======== Dataset extract
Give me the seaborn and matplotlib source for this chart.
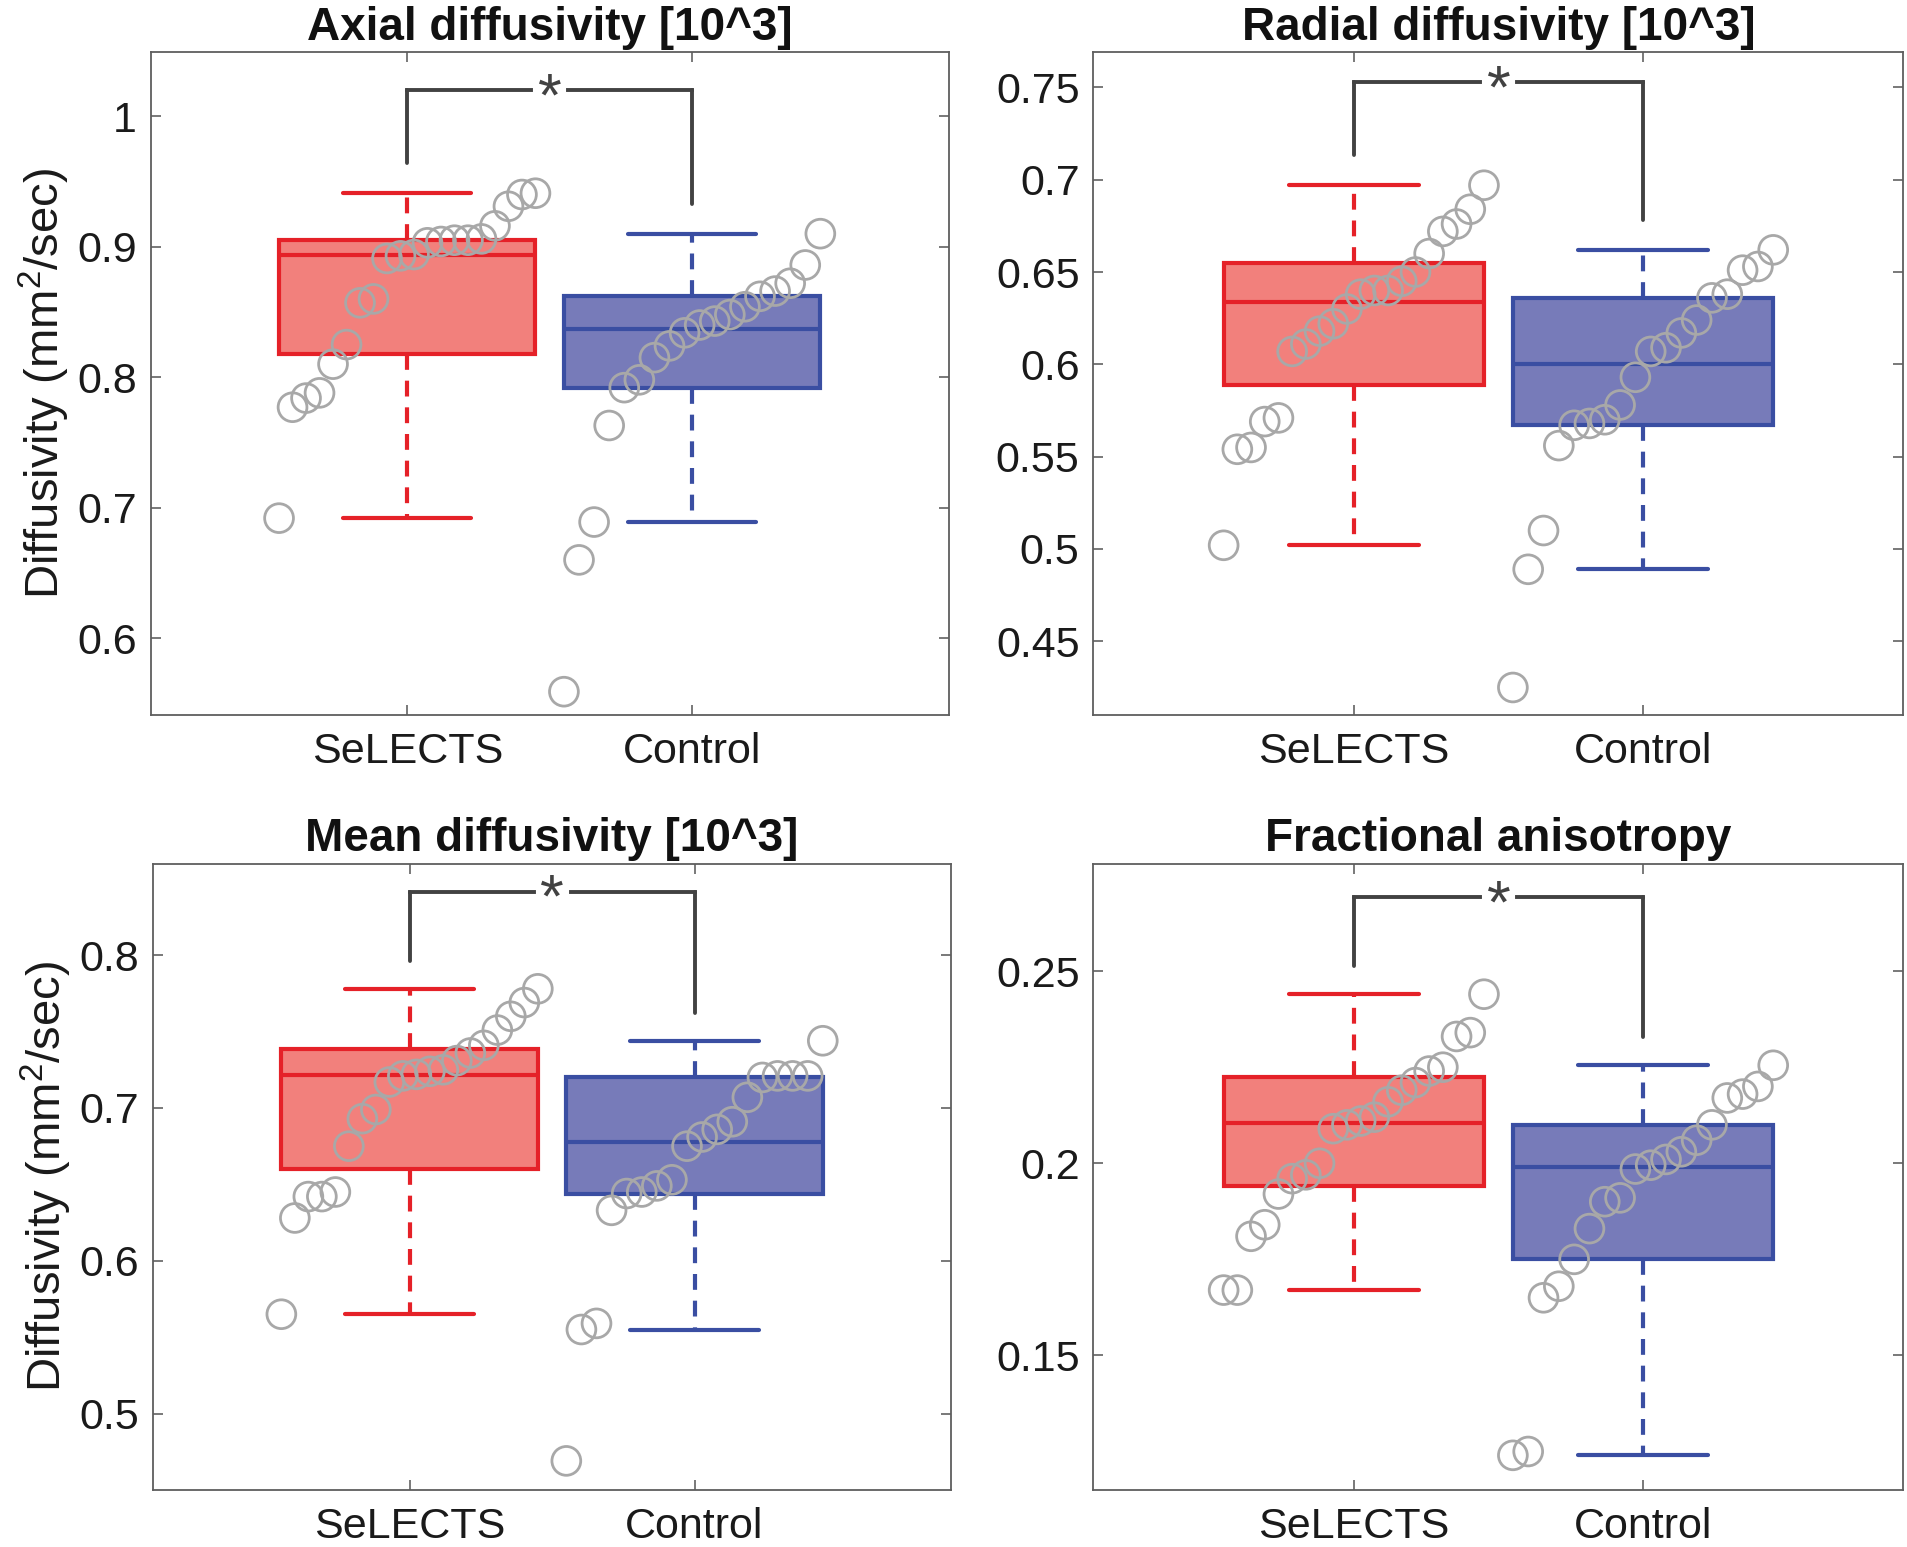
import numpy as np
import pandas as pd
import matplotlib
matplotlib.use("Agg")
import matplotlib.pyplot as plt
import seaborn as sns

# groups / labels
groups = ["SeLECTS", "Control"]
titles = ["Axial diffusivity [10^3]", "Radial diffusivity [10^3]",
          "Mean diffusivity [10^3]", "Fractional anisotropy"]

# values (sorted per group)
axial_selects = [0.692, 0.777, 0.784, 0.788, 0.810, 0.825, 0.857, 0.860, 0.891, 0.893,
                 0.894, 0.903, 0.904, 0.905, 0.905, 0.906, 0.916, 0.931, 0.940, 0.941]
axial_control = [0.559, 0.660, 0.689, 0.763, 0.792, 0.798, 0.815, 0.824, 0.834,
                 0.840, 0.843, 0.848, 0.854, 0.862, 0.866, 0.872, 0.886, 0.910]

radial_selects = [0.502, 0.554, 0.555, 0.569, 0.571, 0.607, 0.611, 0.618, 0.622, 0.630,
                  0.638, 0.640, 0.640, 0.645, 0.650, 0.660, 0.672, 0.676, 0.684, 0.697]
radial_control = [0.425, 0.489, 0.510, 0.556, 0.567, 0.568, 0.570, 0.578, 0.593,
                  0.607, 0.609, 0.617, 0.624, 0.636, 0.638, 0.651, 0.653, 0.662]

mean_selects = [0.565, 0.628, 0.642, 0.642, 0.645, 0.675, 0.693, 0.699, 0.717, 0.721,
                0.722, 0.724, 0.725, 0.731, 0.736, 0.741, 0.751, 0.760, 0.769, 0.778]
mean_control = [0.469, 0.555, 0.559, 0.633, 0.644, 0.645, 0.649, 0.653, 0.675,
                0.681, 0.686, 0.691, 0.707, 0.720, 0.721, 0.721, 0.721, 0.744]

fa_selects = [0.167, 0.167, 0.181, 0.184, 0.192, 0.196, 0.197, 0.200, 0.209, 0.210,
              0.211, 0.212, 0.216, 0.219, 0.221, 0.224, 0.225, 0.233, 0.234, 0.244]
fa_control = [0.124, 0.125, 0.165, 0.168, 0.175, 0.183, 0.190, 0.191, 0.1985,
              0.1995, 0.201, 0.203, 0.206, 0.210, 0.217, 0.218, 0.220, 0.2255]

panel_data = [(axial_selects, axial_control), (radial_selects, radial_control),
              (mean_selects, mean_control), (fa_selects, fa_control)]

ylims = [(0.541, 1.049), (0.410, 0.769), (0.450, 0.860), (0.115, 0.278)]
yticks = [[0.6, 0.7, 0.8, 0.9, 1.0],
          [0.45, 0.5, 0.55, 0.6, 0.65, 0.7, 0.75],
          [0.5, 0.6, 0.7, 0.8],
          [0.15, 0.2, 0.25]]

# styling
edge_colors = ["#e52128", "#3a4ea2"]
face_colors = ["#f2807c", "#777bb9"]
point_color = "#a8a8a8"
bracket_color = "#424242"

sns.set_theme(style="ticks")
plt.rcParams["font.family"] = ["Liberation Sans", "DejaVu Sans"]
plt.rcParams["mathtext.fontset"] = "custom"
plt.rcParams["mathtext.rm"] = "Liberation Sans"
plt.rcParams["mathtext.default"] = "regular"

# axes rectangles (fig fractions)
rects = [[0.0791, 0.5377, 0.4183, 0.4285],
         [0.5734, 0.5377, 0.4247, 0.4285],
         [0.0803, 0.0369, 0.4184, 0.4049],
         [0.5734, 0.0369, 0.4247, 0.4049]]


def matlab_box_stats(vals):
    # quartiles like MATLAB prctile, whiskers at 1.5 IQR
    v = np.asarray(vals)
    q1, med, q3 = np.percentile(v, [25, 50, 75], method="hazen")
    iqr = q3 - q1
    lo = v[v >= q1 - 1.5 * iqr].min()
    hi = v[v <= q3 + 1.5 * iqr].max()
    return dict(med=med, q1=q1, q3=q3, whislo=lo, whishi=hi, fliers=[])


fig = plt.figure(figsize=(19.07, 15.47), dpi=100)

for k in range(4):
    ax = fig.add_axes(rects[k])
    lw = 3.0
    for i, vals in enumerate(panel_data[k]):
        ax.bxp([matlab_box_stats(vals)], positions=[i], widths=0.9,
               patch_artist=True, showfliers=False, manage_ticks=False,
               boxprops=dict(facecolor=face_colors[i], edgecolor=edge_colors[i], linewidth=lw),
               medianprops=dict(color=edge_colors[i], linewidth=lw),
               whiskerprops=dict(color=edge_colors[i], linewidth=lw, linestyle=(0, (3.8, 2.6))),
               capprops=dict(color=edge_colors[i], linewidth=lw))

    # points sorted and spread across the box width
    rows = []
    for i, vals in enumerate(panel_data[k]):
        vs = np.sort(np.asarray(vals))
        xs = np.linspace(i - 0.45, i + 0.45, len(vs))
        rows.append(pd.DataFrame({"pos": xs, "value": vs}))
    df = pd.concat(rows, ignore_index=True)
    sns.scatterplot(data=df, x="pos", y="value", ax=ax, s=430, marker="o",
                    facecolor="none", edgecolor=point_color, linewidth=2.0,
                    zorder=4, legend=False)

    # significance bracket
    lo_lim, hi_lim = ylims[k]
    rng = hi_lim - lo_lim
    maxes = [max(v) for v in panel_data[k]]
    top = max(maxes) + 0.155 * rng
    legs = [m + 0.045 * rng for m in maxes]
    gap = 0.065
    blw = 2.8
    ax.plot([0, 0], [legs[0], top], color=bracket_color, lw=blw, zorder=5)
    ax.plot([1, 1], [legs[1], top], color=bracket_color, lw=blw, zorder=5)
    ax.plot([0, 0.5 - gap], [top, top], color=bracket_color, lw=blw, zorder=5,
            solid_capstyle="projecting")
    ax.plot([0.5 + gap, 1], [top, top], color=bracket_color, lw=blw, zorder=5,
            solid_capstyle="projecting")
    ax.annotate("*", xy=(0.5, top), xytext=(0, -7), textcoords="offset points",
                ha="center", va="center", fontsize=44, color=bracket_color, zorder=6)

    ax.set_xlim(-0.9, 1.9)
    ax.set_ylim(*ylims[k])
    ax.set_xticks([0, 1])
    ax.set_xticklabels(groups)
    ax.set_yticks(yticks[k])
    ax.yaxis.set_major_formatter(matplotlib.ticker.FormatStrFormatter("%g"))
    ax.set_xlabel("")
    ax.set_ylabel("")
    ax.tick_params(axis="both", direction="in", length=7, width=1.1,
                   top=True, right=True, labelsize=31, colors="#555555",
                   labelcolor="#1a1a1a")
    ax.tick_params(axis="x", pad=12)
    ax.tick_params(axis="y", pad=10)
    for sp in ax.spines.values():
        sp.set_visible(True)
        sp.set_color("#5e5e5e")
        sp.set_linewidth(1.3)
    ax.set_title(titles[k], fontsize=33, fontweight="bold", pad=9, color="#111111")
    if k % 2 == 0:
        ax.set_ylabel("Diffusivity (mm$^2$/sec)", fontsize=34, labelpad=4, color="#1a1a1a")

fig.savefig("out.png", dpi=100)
================
§ **Task details**
Begin at the first line of the data above and repeat each line exactly, stopping after the line containing "0.840, 0.843, 0.848, 0.854, 0.862, 0.866, 0.872, 0.886, 0.910]". Omit the pictures.

§ **Result of the task**
Give me the seaborn and matplotlib source for this chart.
import numpy as np
import pandas as pd
import matplotlib
matplotlib.use("Agg")
import matplotlib.pyplot as plt
import seaborn as sns

# groups / labels
groups = ["SeLECTS", "Control"]
titles = ["Axial diffusivity [10^3]", "Radial diffusivity [10^3]",
          "Mean diffusivity [10^3]", "Fractional anisotropy"]

# values (sorted per group)
axial_selects = [0.692, 0.777, 0.784, 0.788, 0.810, 0.825, 0.857, 0.860, 0.891, 0.893,
                 0.894, 0.903, 0.904, 0.905, 0.905, 0.906, 0.916, 0.931, 0.940, 0.941]
axial_control = [0.559, 0.660, 0.689, 0.763, 0.792, 0.798, 0.815, 0.824, 0.834,
                 0.840, 0.843, 0.848, 0.854, 0.862, 0.866, 0.872, 0.886, 0.910]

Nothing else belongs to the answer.